Bush, late in his second term, prevented US/Iran relations from spiraling out of control by instituting a cold peace marked by cooperation in Iraq and a downward scaling of the dispute over Iran's nuclear program. Obama in 2010 will either renew or undo Bush's policy there, and from the signs available it is difficult to determine which decision he will take. In the battle between the generals and the pro-Israel lobby, the generals were markedly opposed to escalating hostility with Iran in Bush's late administration. We are not getting the same signals sent with the same urgency now, but Obama is a different president and these are different times. It could likely be that Obama does not inspire the near panic that Bush/Cheney inspired, so generals feel they can lobby Obama from behind closed doors.
A safe prediction is that Obama is going to do what the generals tell him to do. The 30,000 troops going to Afghanistan both signifies that Obama listens to the generals even against other voices in his administration and indicates that the US takes some project in Afghanistan seriously. Given Iran's position to thwart any US project in Afghanistan, that also leans toward the generals advising Obama not to escalate hostilities. While the generals would prefer Iran not be nuclear capable, I really doubt they calculate that the chance hostilities would deter that outcome are worth the toll hostilities would exact on US forces in the region.
I'll stop here on Iran.
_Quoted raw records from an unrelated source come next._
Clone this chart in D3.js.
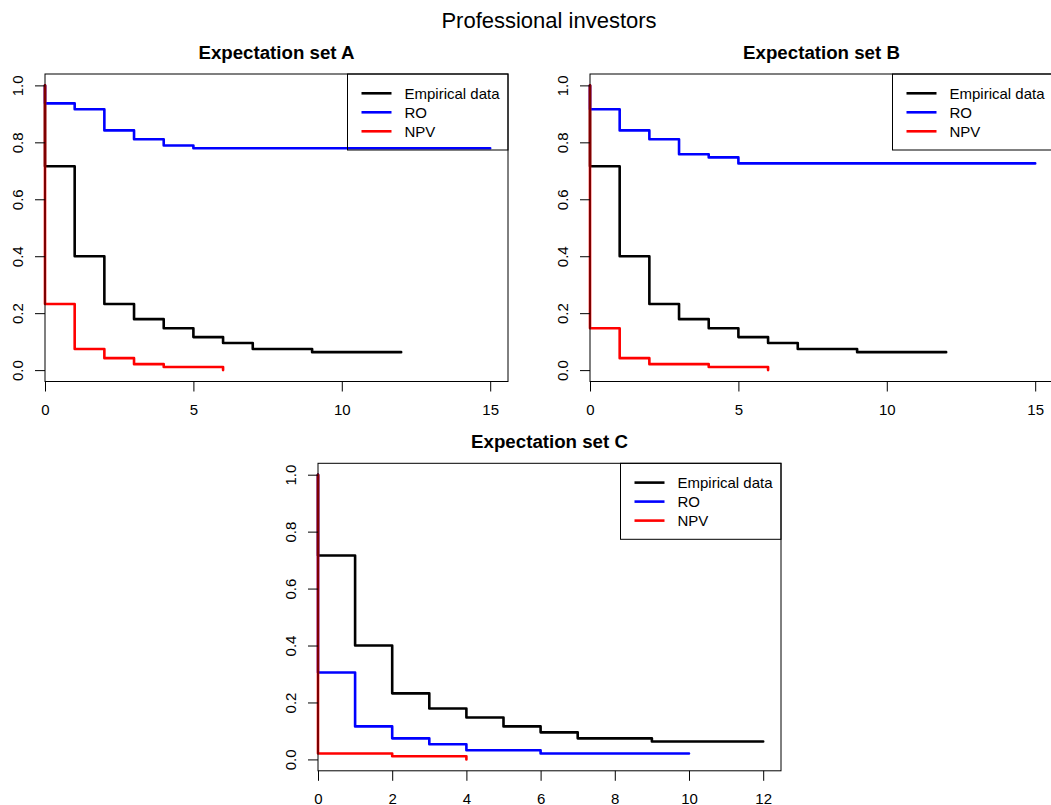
<!DOCTYPE html>
<html>
<head>
<meta charset="utf-8">
<script src="https://cdnjs.cloudflare.com/ajax/libs/d3/7.8.5/d3.min.js"></script>
<style>
    body { margin: 0; background: #fff; }
    svg { display: block; font-family: "Liberation Sans", Arial, Helvetica, sans-serif; }
</style>
</head>
<body>
<div id="chart"></div>
<script>
// Survival-type step curves: times where the curve steps, value after the step, end time
var empiricalTimes = [0, 1, 2, 3, 4, 5, 6, 7, 9];
var empiricalValues = [0.716, 0.400, 0.232, 0.179, 0.147, 0.116, 0.095, 0.074, 0.063];
var empiricalEnd = 12;

var roTimesA = [0, 1, 2, 3, 4, 5];
var roValuesA = [0.937, 0.916, 0.842, 0.811, 0.789, 0.779];
var roEndA = 15;
var npvTimesA = [0, 1, 2, 3, 4, 6];
var npvValuesA = [0.232, 0.074, 0.042, 0.021, 0.011, 0];
var npvEndA = 6;

var roTimesB = [0, 1, 2, 3, 4, 5];
var roValuesB = [0.916, 0.842, 0.811, 0.758, 0.747, 0.726];
var roEndB = 15;
var npvTimesB = [0, 1, 2, 4, 6];
var npvValuesB = [0.147, 0.042, 0.021, 0.011, 0];
var npvEndB = 6;

var roTimesC = [0, 1, 2, 3, 4, 6];
var roValuesC = [0.305, 0.116, 0.074, 0.053, 0.032, 0.021];
var roEndC = 10;
var npvTimesC = [0, 2, 4];
var npvValuesC = [0.021, 0.011, 0];
var npvEndC = 4;

var xTicksAB = [0, 5, 10, 15];
var xTicksC = [0, 2, 4, 6, 8, 10, 12];
var yTicks = [0, 0.2, 0.4, 0.6, 0.8, 1.0];
var legendLabels = ['Empirical data', 'RO', 'NPV'];
var seriesColors = ['#000000', '#0000ff', '#ff0000'];

var mainTitle = 'Professional investors';

var panels = [
    {title: 'Expectation set A', left: 45, top: 74, xMax: 15, xTicks: xTicksAB,
     series: [[empiricalTimes, empiricalValues, empiricalEnd], [roTimesA, roValuesA, roEndA], [npvTimesA, npvValuesA, npvEndA]]},
    {title: 'Expectation set B', left: 590, top: 74, xMax: 15, xTicks: xTicksAB,
     series: [[empiricalTimes, empiricalValues, empiricalEnd], [roTimesB, roValuesB, roEndB], [npvTimesB, npvValuesB, npvEndB]]},
    {title: 'Expectation set C', left: 318, top: 463.3, xMax: 12, xTicks: xTicksC,
     series: [[empiricalTimes, empiricalValues, empiricalEnd], [roTimesC, roValuesC, roEndC], [npvTimesC, npvValuesC, npvEndC]]}
];

var plotW = 463, plotH = 307.5;

var svg = d3.select('#chart').append('svg')
    .attr('width', 1051)
    .attr('height', 805);

svg.append('text')
    .attr('x', 549)
    .attr('y', 28)
    .attr('text-anchor', 'middle')
    .style('font-size', '22px')
    .text(mainTitle);

// turn step data into points for curveStepAfter, curve starts at 1 at t = 0
function stepPoints(times, values, end) {
    var pts = [[0, 1]];
    times.forEach(function (t, i) { pts.push([t, values[i]]); });
    pts.push([end, values[values.length - 1]]);
    return pts;
}

panels.forEach(function (p) {
    // plot.survfit style: x starts at 0, 4% extra only on the right; y gets 4% on both sides
    var x = d3.scaleLinear().domain([0, p.xMax * 1.04]).range([0, plotW]);
    var y = d3.scaleLinear().domain([-0.04, 1.04]).range([plotH, 0]);

    var g = svg.append('g')
        .attr('transform', 'translate(' + p.left + ',' + p.top + ')');

    g.append('text')
        .attr('x', plotW / 2)
        .attr('y', -15)
        .attr('text-anchor', 'middle')
        .style('font-size', '18.7px')
        .style('font-weight', 'bold')
        .text(p.title);

    var line = d3.line()
        .x(function (d) { return x(d[0]); })
        .y(function (d) { return y(d[1]); })
        .curve(d3.curveStepAfter);

    p.series.forEach(function (s, i) {
        g.append('path')
            .attr('d', line(stepPoints(s[0], s[1], s[2])))
            .attr('fill', 'none')
            .attr('stroke', seriesColors[i])
            .attr('stroke-width', 2.6)
            .attr('stroke-linecap', 'round')
            .attr('stroke-linejoin', 'round');
    });

    // axes
    var xAxis = g.append('g')
        .attr('class', 'x axis')
        .attr('transform', 'translate(0,' + plotH + ')')
        .call(d3.axisBottom(x).tickValues(p.xTicks).tickSize(10).tickPadding(13).tickFormat(d3.format('d')));
    xAxis.select('.domain').remove();

    var yAxis = g.append('g')
        .attr('class', 'y axis')
        .call(d3.axisLeft(y).tickValues(yTicks).tickSize(10).tickFormat(d3.format('.1f')));
    yAxis.select('.domain').remove();
    yAxis.selectAll('.tick text')
        .attr('x', 0)
        .attr('y', -22)
        .attr('dy', 0)
        .attr('text-anchor', 'middle')
        .attr('transform', 'rotate(-90)');

    g.selectAll('.axis text')
        .attr('fill', '#000')
        .style('font-size', '15px')
        .style('font-family', '"Liberation Sans", Arial, Helvetica, sans-serif');
    g.selectAll('.axis line').attr('stroke', '#000');

    g.append('rect')
        .attr('width', plotW)
        .attr('height', plotH)
        .attr('fill', 'none')
        .attr('stroke', '#000')
        .attr('stroke-width', 1);

    // legend, top right, no fill
    var legW = 160.5, legH = 76;
    var leg = g.append('g')
        .attr('transform', 'translate(' + (plotW - legW) + ',0)');
    leg.append('rect')
        .attr('width', legW)
        .attr('height', legH)
        .attr('fill', 'none')
        .attr('stroke', '#000')
        .attr('stroke-width', 1);
    legendLabels.forEach(function (lab, i) {
        var ly = 19.3 + i * 19;
        leg.append('line')
            .attr('x1', 14).attr('x2', 44)
            .attr('y1', ly).attr('y2', ly)
            .attr('stroke', seriesColors[i])
            .attr('stroke-width', 2.6);
        leg.append('text')
            .attr('x', 57)
            .attr('y', ly)
            .attr('dy', '0.35em')
            .style('font-size', '15px')
            .text(lab);
    });
});
</script>
</body>
</html>
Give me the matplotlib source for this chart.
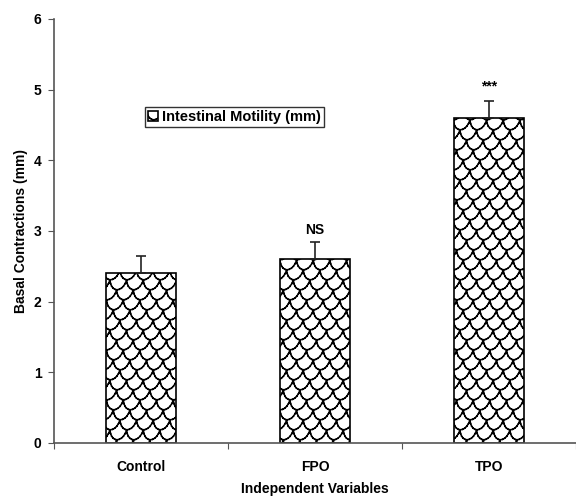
import numpy as np
import matplotlib
matplotlib.use("Agg")
import matplotlib.pyplot as plt
import matplotlib.hatch as mhatch
from matplotlib.path import Path

# ---- data ----
categories = ["Control", "FPO", "TPO"]
values = [2.4, 2.6, 4.6]
errors = [0.25, 0.25, 0.24]
annotations = ["", "NS", "***"]
series_name = "Intestinal Motility (mm)"
yticks = [0, 1, 2, 3, 4, 5, 6]

# ---- custom "scale" hatch (replaces 'O' pattern) ----
_orig_get_path = mhatch.get_path


def _bezier(p0, p1, p2, p3, n=10):
    t = np.linspace(0, 1, n + 1)[:, None]
    return ((1 - t) ** 3) * p0 + 3 * ((1 - t) ** 2) * t * p1 + \
        3 * (1 - t) * t ** 2 * p2 + t ** 3 * p3


def _scale_path(nx=6, ny=10, shift=0.6):
    w, h = 1.0 / nx, 1.0 / ny
    verts, codes = [], []
    for j in range(-1, ny + 1):
        y0 = j * h
        off = (j * shift * w) % w
        for i in range(-2, nx + 2):
            x0 = i * w + off
            pts = _bezier(np.array([x0, y0 + h]),
                          np.array([x0 + 0.05 * w, y0 - 0.30 * h]),
                          np.array([x0 + 0.75 * w, y0 - 0.30 * h]),
                          np.array([x0 + w, y0 + h]))
            for a, b in zip(pts[:-1], pts[1:]):
                verts += [tuple(a), tuple(b)]
                codes += [Path.MOVETO, Path.LINETO]
    return Path(np.array(verts), np.array(codes, dtype=Path.code_type))


def _get_path(hatchpattern, density=6):
    if hatchpattern == "O":
        return _scale_path()
    return _orig_get_path(hatchpattern, density)


mhatch.get_path = _get_path

plt.rcParams["font.family"] = ["Liberation Sans", "DejaVu Sans"]
plt.rcParams["hatch.linewidth"] = 1.1
plt.rcParams["hatch.color"] = "black"

fig = plt.figure(figsize=(5.76, 4.97), dpi=100)
ax = fig.add_axes([54 / 576, 1 - 443 / 497, 1 - 54 / 576, (443 - 19) / 497])

x = np.arange(len(categories))
ax.bar(x, values, width=0.4, color="white", edgecolor="black",
       linewidth=1.2, hatch="O", label=series_name, zorder=2)
ax.errorbar(x, values, yerr=[np.zeros(len(errors)), errors], fmt="none",
            ecolor="#222222", elinewidth=1.2, capsize=3.5, capthick=1.2,
            zorder=3)

for xi, v, e, a in zip(x, values, errors, annotations):
    if a:
        dy = 0.06 if a == "NS" else 0.10
        ax.text(xi, v + e + dy, a, ha="center", va="bottom",
                fontsize=10, fontweight="bold")

ax.set_xlim(-0.5, 2.5)
ax.set_ylim(0, 6)
ax.set_yticks(yticks)
ax.set_yticklabels([str(t) for t in yticks], fontsize=10, fontweight="bold")
ax.set_xticks([-0.5, 0.5, 1.5, 2.5])
ax.set_xticklabels([])
ax.set_xticks(x, minor=True)
ax.set_xticklabels(categories, minor=True, fontsize=10, fontweight="bold")
ax.tick_params(axis="x", which="minor", length=0, pad=12)
ax.tick_params(axis="x", which="major", length=4, direction="out",
               color="#555555")
ax.tick_params(axis="y", length=4, direction="out", color="#555555", pad=5)

for s in ["top", "right"]:
    ax.spines[s].set_visible(False)
for s in ["left", "bottom"]:
    ax.spines[s].set_color("#555555")
    ax.spines[s].set_linewidth(1.2)

ax.set_ylabel("Basal Contractions (mm)", fontsize=10, fontweight="bold",
              labelpad=4)
ax.set_xlabel("Independent Variables", fontsize=10, fontweight="bold",
              labelpad=6)

leg = ax.legend(loc="upper left",
                bbox_to_anchor=((145 - 54) / 522, 1 - (107 - 19) / 424),
                frameon=True, fancybox=False, edgecolor="black",
                prop={"size": 10.5, "weight": "bold"}, handlelength=0.7,
                handleheight=0.7, handletextpad=0.3, borderpad=0.2,
                borderaxespad=0)
leg.get_frame().set_linewidth(1.0)

fig.savefig("out.png", dpi=100)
But Obama clearly would not, unless there was countering institutional pressure from the generals, stand up to the interests calling for the people of Iran to be subjected to sanctions even as harsh as the ones that killed hundreds of thousands of Iraqi children in order to maintain Israel's regional nuclear monopoly. On the subject of Iran, the generals may save Obama from deserving the charge of one of the greatest house negros in history, or they may not. Obama is not constitutionally built to save himself.
So was Zawahiri right, is Obama a house negro? Basically yes. The United States would not have elected him president if he was not. But within the contraints of his own personality, and the constraints imposed on him by institutional forces in Washington DC and given his own limited thought on regional issues, we can understand why he would be an Uncle Tom, and appreciate that despite that, he has done some good where he's felt able.